Output every line of the material exactly, omitting images.

>>>

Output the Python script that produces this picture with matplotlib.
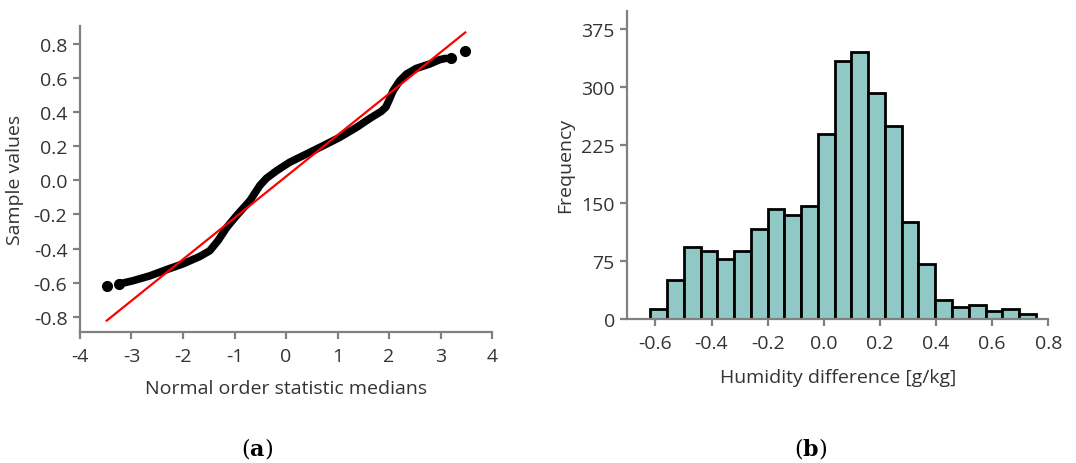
import matplotlib
matplotlib.use("Agg")
import matplotlib.pyplot as plt
import numpy as np

plt.rcParams['font.family'] = ['Open Sans', 'DejaVu Sans']
plt.rcParams['mathtext.fontset'] = 'dejavuserif'

# ---- Panel (a): Q-Q plot data ----
qq_x = [-3.24, -2.97, -2.64, -2.32, -2.00, -1.67, -1.48, -1.32, -1.15, -0.96,
        -0.70, -0.51, -0.38, -0.18, 0.07, 0.40, 0.72, 1.04, 1.37, 1.63,
        1.85, 1.94, 2.00, 2.08, 2.21, 2.34, 2.53, 2.79, 2.98, 3.10]
qq_y = [-0.608, -0.589, -0.560, -0.524, -0.490, -0.446, -0.413, -0.354, -0.276, -0.207,
        -0.119, -0.031, 0.012, 0.057, 0.106, 0.155, 0.203, 0.252, 0.311, 0.364,
        0.405, 0.430, 0.470, 0.526, 0.585, 0.624, 0.657, 0.683, 0.708, 0.716]
outlier_x = [-3.48, -3.24, 3.21, 3.47]
outlier_y = [-0.618, -0.608, 0.718, 0.757]
fit_x = [-3.48, 3.48]
fit_y = [-0.823, 0.868]

# ---- Panel (b): histogram data ----
counts = [13, 50, 93, 88, 78, 88, 116, 143, 134, 146, 239, 334, 345,
          292, 250, 125, 71, 25, 16, 18, 11, 13, 6]
bin_start = -0.6177
bin_width = 0.0597

xticks_a = [-4, -3, -2, -1, 0, 1, 2, 3, 4]
yticks_a = [-0.8, -0.6, -0.4, -0.2, 0.0, 0.2, 0.4, 0.6, 0.8]
xticks_b = [-0.6, -0.4, -0.2, 0.0, 0.2, 0.4, 0.6, 0.8]
yticks_b = [0, 75, 150, 225, 300, 375]

spine_col = '#808080'
text_col = '#333333'
fs = 14

fig = plt.figure(figsize=(10.76, 4.64), dpi=100)
ax1 = fig.add_axes([80/1076, (464-333)/464, 412/1076, 306/464])
ax2 = fig.add_axes([627.3/1076, (464-320)/464, 421/1076, 308.3/464])

def style(ax):
    for s in ['top', 'right']:
        ax.spines[s].set_visible(False)
    for s in ['left', 'bottom']:
        ax.spines[s].set_color(spine_col)
        ax.spines[s].set_linewidth(1.6)
    ax.tick_params(colors=spine_col, width=1.6, length=5, labelsize=fs,
                   labelcolor=text_col, pad=4)
    ax.tick_params(axis='x', pad=6)

# Panel a
ax1.plot(qq_x, qq_y, color='black', lw=5.5, solid_capstyle='round',
         solid_joinstyle='round', zorder=2)
ax1.plot(outlier_x, outlier_y, 'o', color='black', ms=7, zorder=2)
ax1.plot(fit_x, fit_y, color='#ff0000', lw=1.6, zorder=3)
ax1.set_xlim(-4, 4)
ax1.set_ylim(-0.89, 0.906)
ax1.set_xticks(xticks_a)
ax1.set_xticklabels([str(v) for v in xticks_a])
ax1.set_yticks(yticks_a)
ax1.set_yticklabels([f'{v:.1f}' for v in yticks_a])
ax1.set_xlabel('Normal order statistic medians', fontsize=fs, color=text_col, labelpad=10)
ax1.set_ylabel('Sample values', fontsize=fs, color=text_col, labelpad=7)
style(ax1)

# Panel b
edges = bin_start + bin_width * np.arange(len(counts))
ax2.bar(edges, counts, width=bin_width, align='edge', color='#8fc8c4',
        edgecolor='black', linewidth=2.0, zorder=2)
ax2.set_xlim(-0.7, 0.8)
ax2.set_ylim(0, 399)
ax2.set_xticks(xticks_b)
ax2.set_xticklabels([f'{v:.1f}' for v in xticks_b])
ax2.set_yticks(yticks_b)
ax2.set_yticklabels([str(v) for v in yticks_b])
ax2.set_xlabel('Humidity difference [g/kg]', fontsize=fs, color=text_col, labelpad=11)
ax2.set_ylabel('Frequency', fontsize=fs, color=text_col, labelpad=5)
style(ax2)

# captions
fig.text(257/1076, 1 - 449/464, r'($\mathbf{a}$)', fontsize=16, family='DejaVu Serif',
         ha='center', va='center', color='black')
fig.text(811/1076, 1 - 449/464, r'($\mathbf{b}$)', fontsize=16, family='DejaVu Serif',
         ha='center', va='center', color='black')

fig.savefig('out.png', dpi=100)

<<<

- [REPLY]:
Output the Python script that produces this picture with matplotlib.
import matplotlib
matplotlib.use("Agg")
import matplotlib.pyplot as plt
import numpy as np

plt.rcParams['font.family'] = ['Open Sans', 'DejaVu Sans']
plt.rcParams['mathtext.fontset'] = 'dejavuserif'

# ---- Panel (a): Q-Q plot data ----
qq_x = [-3.24, -2.97, -2.64, -2.32, -2.00, -1.67, -1.48, -1.32, -1.15, -0.96,
        -0.70, -0.51, -0.38, -0.18, 0.07, 0.40, 0.72, 1.04, 1.37, 1.63,
        1.85, 1.94, 2.00, 2.08, 2.21, 2.34, 2.53, 2.79, 2.98, 3.10]
qq_y = [-0.608, -0.589, -0.560, -0.524, -0.490, -0.446, -0.413, -0.354, -0.276, -0.207,
        -0.119, -0.031, 0.012, 0.057, 0.106, 0.155, 0.203, 0.252, 0.311, 0.364,
        0.405, 0.430, 0.470, 0.526, 0.585, 0.624, 0.657, 0.683, 0.708, 0.716]
outlier_x = [-3.48, -3.24, 3.21, 3.47]
outlier_y = [-0.618, -0.608, 0.718, 0.757]
fit_x = [-3.48, 3.48]
fit_y = [-0.823, 0.868]

# ---- Panel (b): histogram data ----
counts = [13, 50, 93, 88, 78, 88, 116, 143, 134, 146, 239, 334, 345,
          292, 250, 125, 71, 25, 16, 18, 11, 13, 6]
bin_start = -0.6177
bin_width = 0.0597

xticks_a = [-4, -3, -2, -1, 0, 1, 2, 3, 4]
yticks_a = [-0.8, -0.6, -0.4, -0.2, 0.0, 0.2, 0.4, 0.6, 0.8]
xticks_b = [-0.6, -0.4, -0.2, 0.0, 0.2, 0.4, 0.6, 0.8]
yticks_b = [0, 75, 150, 225, 300, 375]

spine_col = '#808080'
text_col = '#333333'
fs = 14

fig = plt.figure(figsize=(10.76, 4.64), dpi=100)
ax1 = fig.add_axes([80/1076, (464-333)/464, 412/1076, 306/464])
ax2 = fig.add_axes([627.3/1076, (464-320)/464, 421/1076, 308.3/464])

def style(ax):
    for s in ['top', 'right']:
        ax.spines[s].set_visible(False)
    for s in ['left', 'bottom']:
        ax.spines[s].set_color(spine_col)
        ax.spines[s].set_linewidth(1.6)
    ax.tick_params(colors=spine_col, width=1.6, length=5, labelsize=fs,
                   labelcolor=text_col, pad=4)
    ax.tick_params(axis='x', pad=6)

# Panel a
ax1.plot(qq_x, qq_y, color='black', lw=5.5, solid_capstyle='round',
         solid_joinstyle='round', zorder=2)
ax1.plot(outlier_x, outlier_y, 'o', color='black', ms=7, zorder=2)
ax1.plot(fit_x, fit_y, color='#ff0000', lw=1.6, zorder=3)
ax1.set_xlim(-4, 4)
ax1.set_ylim(-0.89, 0.906)
ax1.set_xticks(xticks_a)
ax1.set_xticklabels([str(v) for v in xticks_a])
ax1.set_yticks(yticks_a)
ax1.set_yticklabels([f'{v:.1f}' for v in yticks_a])
ax1.set_xlabel('Normal order statistic medians', fontsize=fs, color=text_col, labelpad=10)
ax1.set_ylabel('Sample values', fontsize=fs, color=text_col, labelpad=7)
style(ax1)

# Panel b
edges = bin_start + bin_width * np.arange(len(counts))
ax2.bar(edges, counts, width=bin_width, align='edge', color='#8fc8c4',
        edgecolor='black', linewidth=2.0, zorder=2)
ax2.set_xlim(-0.7, 0.8)
ax2.set_ylim(0, 399)
ax2.set_xticks(xticks_b)
ax2.set_xticklabels([f'{v:.1f}' for v in xticks_b])
ax2.set_yticks(yticks_b)
ax2.set_yticklabels([str(v) for v in yticks_b])
ax2.set_xlabel('Humidity difference [g/kg]', fontsize=fs, color=text_col, labelpad=11)
ax2.set_ylabel('Frequency', fontsize=fs, color=text_col, labelpad=5)
style(ax2)

# captions
fig.text(257/1076, 1 - 449/464, r'($\mathbf{a}$)', fontsize=16, family='DejaVu Serif',
         ha='center', va='center', color='black')
fig.text(811/1076, 1 - 449/464, r'($\mathbf{b}$)', fontsize=16, family='DejaVu Serif',
         ha='center', va='center', color='black')

fig.savefig('out.png', dpi=100)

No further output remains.